For almost as long as I’ve been at my current job, we’ve been pushing for some kind of acceptance criteria from our QA group, both to serve as a contract for what we are estimating and to make the handoff of stories from dev to QA smoother.  With the most recent large set of functionality we’ve been working on, we’ve been getting these much more consistently.  We don’t always have the criteria at time of estimation, but we have been getting them by the time we work on the story.  So we haven’t gotten the benefit of a contract for estimation, but the transition of stories from our team to the QA team has been going much more smoothly.

As this most recent release went on, I’ve been feeling more and more like I’m working from a spec.  My work has felt much less like a creative process, and more like I’m following orders.  This is certainly not what I look for in a job, and probably not what people had in mind when creating the XP process.  Because of when it started, I’ve been thinking that maybe we made the wrong decision pushing for the acceptance criteria.  I thought the additional precision might be what is giving me this ‘spec fatigue’, but when Jak Charlton mentioned on twitter the idea of prescriptive requirements, I realized how wrong I’ve been.

The precision offered by the acceptance criteria is almost without question a good thing.  In addition to the contract it provides, the smooth transition between dev and QA is invaluable.  What is a problem is the increased precision with regard to implementation that has crept into our most recent set of stories.  It’s still an issue of precision, but where the precision is encountered is the key.  Our most recent stories have not been any more precise when it comes to identifying the user’s needs, but much more precise when it comes to implementation details.  These ‘prescriptive stories’ seem to be the root cause of the ‘spec fatigue’ I’ve been experiencing.

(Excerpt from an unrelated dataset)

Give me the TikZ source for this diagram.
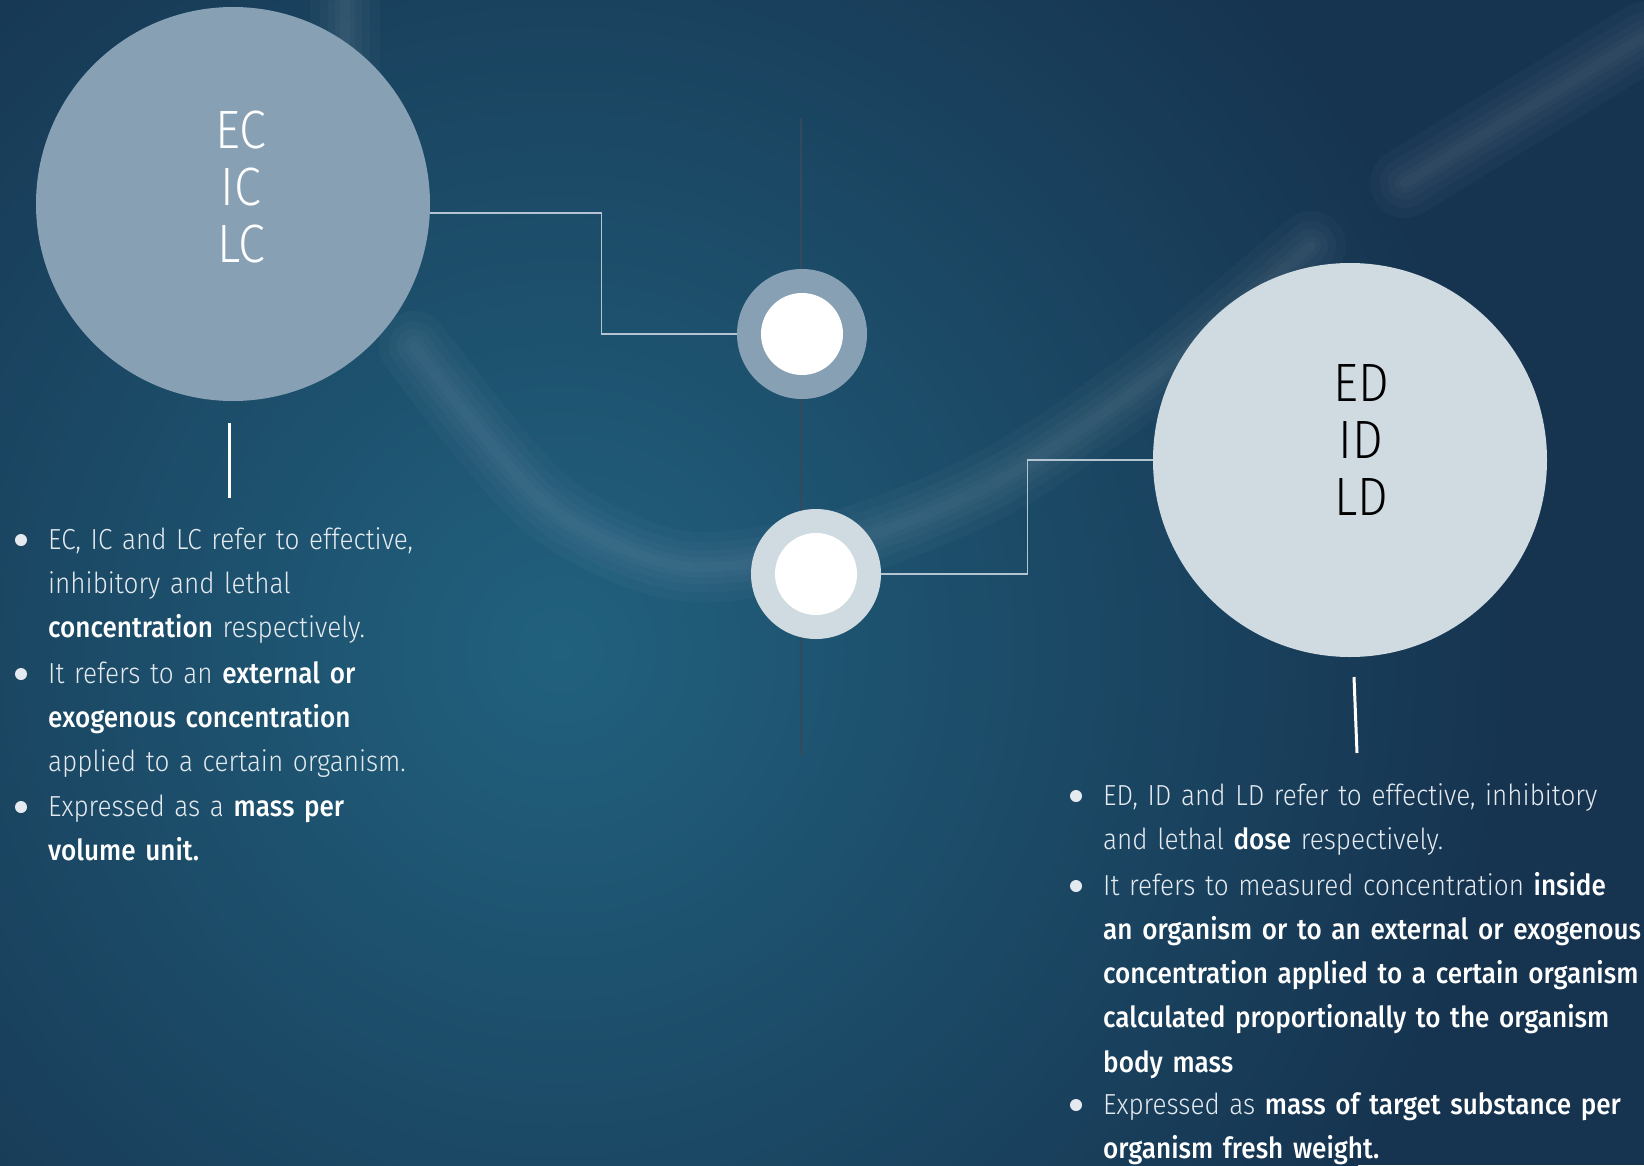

I think our main problem is that being told how to solve a problem naturally limits the search area for a solution.  Software development needs to be a very creative process, and when trying to work a solution into a mature codebase few stones should be left unturned in the search for an optimal solution.  If you focus the search on a single stone, you’ll rarely find what it is you’re looking for.  Even worse, a prescribed solution might not (and often doesn’t) make sense when looked at from the guts of the application.  This forces convoluted logic on developers, and if the prescribed solution involves something often accessed in code, it can lead to seemingly unrelated bugs pretty easily.

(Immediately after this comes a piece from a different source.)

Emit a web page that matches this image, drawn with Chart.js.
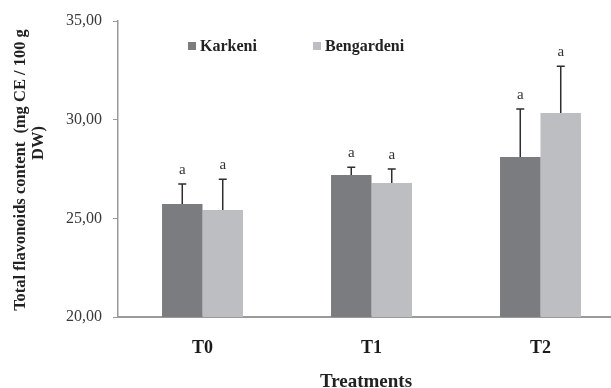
<!DOCTYPE html>
<html>
<head>
<meta charset="utf-8">
<script src="https://cdn.jsdelivr.net/npm/chart.js@4.4.1/dist/chart.umd.min.js"></script>
<style>
  html, body { margin: 0; padding: 0; background: #ffffff; overflow: hidden; }
  #wrap { width: 611px; height: 388px; overflow: hidden; position: relative; }
  canvas { display: block; }
</style>
</head>
<body>
<div id="wrap"><canvas id="chart" width="626" height="388"></canvas></div>
<script>
// Treatments on the category axis
const categories = ['T0', 'T1', 'T2'];

// Mean total flavonoid content per cultivar (mg CE / 100 g DW)
const karkeni = [25.73, 27.20, 28.11];
const bengardeni = [25.42, 26.79, 30.34];

// Standard deviations drawn as upward error bars
const karkeniErr = [1.01, 0.39, 2.43];
const bengardeniErr = [1.56, 0.71, 2.37];

// Significance letters above each bar
const karkeniLetters = ['a', 'a', 'a'];
const bengardeniLetters = ['a', 'a', 'a'];

// Y axis ticks
const yTicks = [20, 25, 30, 35];

const yTitleLines = ['Total flavonoids content  (mg CE / 100 g', 'DW)'];
const xTitle = 'Treatments';

const SERIF = '"Liberation Serif", "Times New Roman", serif';
const DARK = '#7b7c80';
const LIGHT = '#bdbec2';
const AXIS = '#9a9a9a';

// Error bars and letters drawn from dataset values through the y scale
const errorBarPlugin = {
  id: 'errorBars',
  afterDatasetsDraw(chart) {
    const ctx = chart.ctx;
    const y = chart.scales.y;
    chart.data.datasets.forEach((ds, di) => {
      const meta = chart.getDatasetMeta(di);
      meta.data.forEach((bar, i) => {
        const v = ds.data[i];
        const top = y.getPixelForValue(v + ds.errors[i]);
        ctx.save();
        ctx.strokeStyle = '#2e2e2e';
        ctx.lineWidth = 1.5;
        ctx.beginPath();
        ctx.moveTo(bar.x, bar.y);
        ctx.lineTo(bar.x, top);
        ctx.moveTo(bar.x - 4, top);
        ctx.lineTo(bar.x + 4, top);
        ctx.stroke();
        ctx.fillStyle = '#333333';
        ctx.font = '15px ' + SERIF;
        ctx.textAlign = 'center';
        ctx.textBaseline = 'alphabetic';
        ctx.fillText(ds.letters[i], bar.x, top - 10);
        ctx.restore();
      });
    });
  }
};

// Legend inside the plot, axis titles
const decorPlugin = {
  id: 'decor',
  afterDraw(chart) {
    const ctx = chart.ctx;
    ctx.save();
    // legend
    const legendPos = [188, 313];
    ctx.font = 'bold 16px ' + SERIF;
    ctx.textBaseline = 'middle';
    ctx.textAlign = 'left';
    chart.data.datasets.forEach((ds, di) => {
      const lx = legendPos[di];
      ctx.fillStyle = ds.backgroundColor;
      ctx.fillRect(lx, 42, 8, 8);
      ctx.fillStyle = '#222222';
      ctx.fillText(ds.label, lx + 12, 47);
    });
    // y title (two rotated lines)
    ctx.font = 'bold 16.5px ' + SERIF;
    ctx.fillStyle = '#222222';
    ctx.textAlign = 'center';
    ctx.textBaseline = 'middle';
    ctx.save();
    ctx.translate(21, 170);
    ctx.rotate(-Math.PI / 2);
    ctx.fillText(yTitleLines[0], 0, 0);
    ctx.restore();
    ctx.save();
    ctx.translate(39, 143);
    ctx.rotate(-Math.PI / 2);
    ctx.fillText(yTitleLines[1], 0, 0);
    ctx.restore();
    // x title
    ctx.font = 'bold 19px ' + SERIF;
    ctx.textBaseline = 'alphabetic';
    ctx.fillText(xTitle, 366, 387);
    ctx.restore();
  }
};

new Chart(document.getElementById('chart'), {
  type: 'bar',
  data: {
    labels: categories,
    datasets: [
      { label: 'Karkeni', data: karkeni, errors: karkeniErr, letters: karkeniLetters,
        backgroundColor: DARK, borderWidth: 0 },
      { label: 'Bengardeni', data: bengardeni, errors: bengardeniErr, letters: bengardeniLetters,
        backgroundColor: LIGHT, borderWidth: 0 }
    ]
  },
  options: {
    responsive: false,
    animation: false,
    devicePixelRatio: 1,
    layout: { padding: { top: 21, right: 1, bottom: 0, left: 0 } },
    datasets: { bar: { categoryPercentage: 0.479, barPercentage: 1.0 } },
    plugins: { legend: { display: false }, tooltip: { enabled: false } },
    scales: {
      x: {
        grid: { display: false },
        border: { display: true, color: AXIS, width: 2 },
        ticks: { color: '#1a1a1a', font: { family: SERIF, size: 18, weight: 'bold' }, padding: 13 },
        afterFit(s) { s.height = 71; }
      },
      y: {
        min: 20,
        max: 35,
        afterBuildTicks(s) { s.ticks = yTicks.map(v => ({ value: v })); },
        grid: { drawOnChartArea: false, drawTicks: true, tickLength: 5, color: AXIS, lineWidth: 1 },
        border: { display: true, color: AXIS, width: 1.5 },
        ticks: {
          color: '#3a3a3a',
          font: { family: SERIF, size: 16 },
          padding: 11,
          callback: v => Number(v).toFixed(2).replace('.', ',')
        },
        afterFit(s) { s.width = 118; }
      }
    }
  },
  plugins: [errorBarPlugin, decorPlugin]
});
</script>
</body>
</html>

As much as Jak’s comment cleared things up in my head, I can’t seem to find a great solution no matter how much I think about it.  We are still not entirely clear on what has made our last few rounds of stories as prescriptive as they are, and without knowing the cause it’s hard to propose a solution.  I think the best thing we can do is try to better educate our product team about why we don’t want stories to include implementation details.  We have been working on this, trying to help them understand how even though it seems like suggesting an implementation makes our job easier it can really make things much more difficult.  In addition, I think it may be helpful to have a developer or two review the stories as they are being written so we can stop them from going too far down a bad path.  Adding this overhead to our process may not be exactly what we want, but it could really pay off in the long term if we start getting better stories.  Treating the stories as another product could make for an interesting role reversal as well – in addition to better stories we could get a better idea what it feels like to be on the other side of the table in our normal interactions.